The mechanism (dramatic and otherwise) of the Etherscope, the ether, and the method in which these interactions is handled is excellent. Too bad it is a DDL game. One of the things that we need less of, as cool as this one is, are DDL products. Etherscope is OGL, the oddest of the DDL compromises, which overall could doom it to obscurity. So few DDL products stand out, and so few are carried widely in retail stores, that while once OGL was guaranteed to get attention, not it is almost similarly guaranteed to kill interest. At the very least, it may drive many interested consumers away, which would be a pity.
All prestige classes and artifacts aside, this is a great setting and a wonderful treatment of steampunk. It also brings a lot of new stuff to the table. Personally I would have much rather seen this as a True20 or Superlink title. Converting it wouldn't be hard and if the top secret D&D 4e rumors are to be believed, and they are; then DDL games as a whole are limited in the extreme. By the time 4th Edition comes out (probably in 2007) OGL, D&D Licensed, and D20 will all be completely history. Hasbro has been trying to close Pandora's box since Peter left, to no avail thankfully, and smart companies are setting the groundwork to bail out when 4e debuts. I hope that Goodman is looking elsewhere as well, because it would be a shame to see the kind of talent and vision they have simply fall out of the running.

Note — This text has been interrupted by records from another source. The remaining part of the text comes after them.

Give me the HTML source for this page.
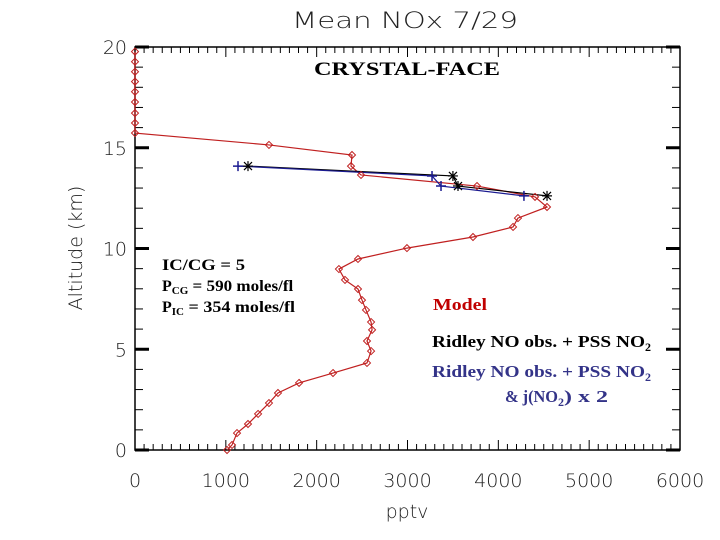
<!DOCTYPE html>
<html><head><meta charset="utf-8"><style>
html,body{margin:0;padding:0;background:#fff;}
svg{display:block;}
.t{font-family:"Liberation Serif",serif;font-weight:bold;}
.a{font-family:"DejaVu Sans","Liberation Sans",sans-serif;font-weight:200;fill:#222;}
</style></head><body>
<svg id="chart" width="720" height="540" xmlns="http://www.w3.org/2000/svg">
<text class="a" x="292" y="28" font-size="22" textLength="226" lengthAdjust="spacingAndGlyphs">Mean NOx 7/29</text>
<text class="a" x="82" y="248" font-size="19" text-anchor="middle" transform="rotate(-90 82 248)">Altitude (km)</text>
<text class="a" x="407" y="518" font-size="19" text-anchor="middle">pptv</text>
<g id="axes"></g>
<g id="series"></g>
<text class="t" x="314" y="75" font-size="19" textLength="186" lengthAdjust="spacingAndGlyphs">CRYSTAL-FACE</text>
<g font-size="16" class="t">
<text x="162" y="270" textLength="83" lengthAdjust="spacingAndGlyphs">IC/CG = 5</text>
<text x="162" y="291">P<tspan font-size="11" dy="3">CG</tspan><tspan dy="-3" textLength="105" lengthAdjust="spacingAndGlyphs"> = 590 moles/fl</tspan></text>
<text x="162" y="312">P<tspan font-size="11" dy="3">IC</tspan><tspan dy="-3" textLength="111" lengthAdjust="spacingAndGlyphs"> = 354 moles/fl</tspan></text>
</g>
<text class="t" x="433" y="310" font-size="17" fill="#c00000" textLength="54" lengthAdjust="spacingAndGlyphs">Model</text>
<text class="t" x="432" y="347" font-size="17" fill="#000"><tspan textLength="213" lengthAdjust="spacingAndGlyphs">Ridley NO obs. + PSS NO</tspan><tspan font-size="12" dy="4">2</tspan></text>
<text class="t" x="432" y="377" font-size="17" fill="#333388"><tspan textLength="213" lengthAdjust="spacingAndGlyphs">Ridley NO obs. + PSS NO</tspan><tspan font-size="12" dy="4">2</tspan></text>
<text class="t" x="505" y="402" font-size="17" fill="#333388"><tspan textLength="53" lengthAdjust="spacingAndGlyphs">&amp; j(NO</tspan><tspan font-size="12" dy="4">2</tspan><tspan dy="-4" textLength="44" lengthAdjust="spacingAndGlyphs">) x 2</tspan></text>
</svg>
<script>
const modelPptv=[0,0,0,0,0,0,0,0,0,1475,2389,2378,2488,3765,4404,4536,4216,4162,3721,2994,2455,2245,2312,2455,2499,2543,2599,2610,2554,2599,2554,2180,1806,1574,1475,1355,1244,1123,1068,1013];
const modelKm=[19.77,19.27,18.77,18.28,17.78,17.27,16.72,16.23,15.73,15.14,14.64,14.09,13.65,13.10,12.56,12.06,11.51,11.07,10.57,10.02,9.48,8.98,8.44,7.99,7.44,6.95,6.35,5.96,5.41,4.91,4.32,3.82,3.33,2.83,2.33,1.79,1.29,0.84,0.25,0];
const obsKm=[14.09,13.60,13.10,12.61];
const pssPptv=[1244,3500,3556,4536];
const pssJ2Pptv=[1134,3270,3369,4282];
const xTicks=[0,1000,2000,3000,4000,5000,6000];
const yTicks=[0,5,10,15,20];
const X0=135,X1=680,Y0=450,Y1=47;
const xs=v=>X0+(v/6000)*(X1-X0);
const ys=v=>Y0-(v/20)*(Y0-Y1);
const NS="http://www.w3.org/2000/svg";
function mk(tag,attrs,parent){const e=document.createElementNS(NS,tag);for(const k in attrs)e.setAttribute(k,attrs[k]);parent.appendChild(e);return e;}
const ax=document.getElementById('axes');
const frame=mk('rect',{x:X0,y:Y1,width:X1-X0,height:Y0-Y1,fill:'none',stroke:'#000','stroke-width':1.5},ax);


for(let v=0;v<=6000;v+=100){const x=xs(v);const L=(v%1000===0)?10:6;
mk('line',{x1:x,y1:Y0,x2:x,y2:Y0-L,stroke:'#000'},ax);mk('line',{x1:x,y1:Y1,x2:x,y2:Y1+L,stroke:'#000'},ax);}
for(let v=0;v<=20;v+=1){const y=ys(v);const L=(v%5===0)?14:8;const w=(v%5===0)?3:1;
mk('line',{x1:X0,y1:y,x2:X0+L,y2:y,stroke:'#000','stroke-width':w},ax);mk('line',{x1:X1,y1:y,x2:X1-L,y2:y,stroke:'#000','stroke-width':w},ax);}
xTicks.forEach(v=>{const t=mk('text',{x:xs(v),y:Y0+37,'font-size':19,'text-anchor':'middle',class:'a'},ax);t.textContent=v;

});
yTicks.forEach(v=>{const t=mk('text',{x:X0-8,y:ys(v)+7,'font-size':19,'text-anchor':'end',class:'a'},ax);t.textContent=v;

});
const sg=document.getElementById('series');
function line(xv,yv,col,name){const p=mk('polyline',{points:xv.map((v,i)=>xs(v)+','+ys(yv[i])).join(' '),fill:'none',stroke:col,'stroke-width':1.2},sg);

}
line(modelPptv,modelKm,'#c02020','model-line');
line(pssPptv,obsKm,'#000','ridley-pss-line');
line(pssJ2Pptv,obsKm,'#1a1a90','ridley-pss-j2-line');
modelPptv.forEach((v,i)=>{const x=xs(v),y=ys(modelKm[i]);
const d=mk('polygon',{points:`${x},${y-3.5} ${x+3.5},${y} ${x},${y+3.5} ${x-3.5},${y}`,fill:'none',stroke:'#c02020','stroke-width':1},sg);

});
pssJ2Pptv.forEach((v,i)=>{const x=xs(v),y=ys(obsKm[i]);
const g=mk('path',{d:`M${x-5},${y}H${x+5}M${x},${y-5}V${y+5}`,stroke:'#1a1a90','stroke-width':1.5},sg);

});
pssPptv.forEach((v,i)=>{const x=xs(v),y=ys(obsKm[i]);
const g=mk('path',{d:`M${x-5},${y}H${x+5}M${x},${y-5}V${y+5}M${x-4},${y-4}L${x+4},${y+4}M${x-4},${y+4}L${x+4},${y-4}`,stroke:'#000','stroke-width':1.2},sg);

});
</script>
</body></html>
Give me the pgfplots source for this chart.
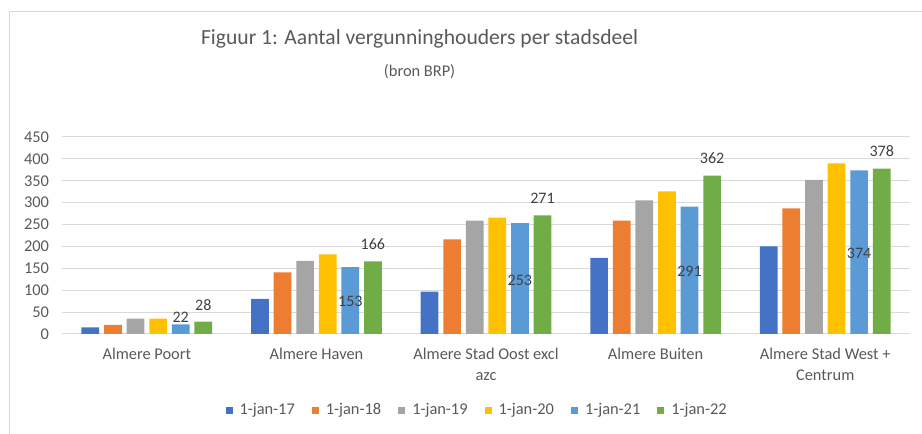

In case you think I have no complaints about Etherscope you are wrong. I have two. First, the technology system and gadget rules are woefully inadequate for a setting so dependant on technology. Second, Even though they address the place of Britain in the larger world, I still think the game is a bit too Anglo-centric. That could just be my being too sensitive about the whole thing.
So if you think that there is still some life in the DDL bandwagon, you love steampunk, and you want a very well thought gaming world I think Etherscope is for you, and you first adventure is free ...
[1] This quote is from Pat Cadigan’s Synners; a fantastic book.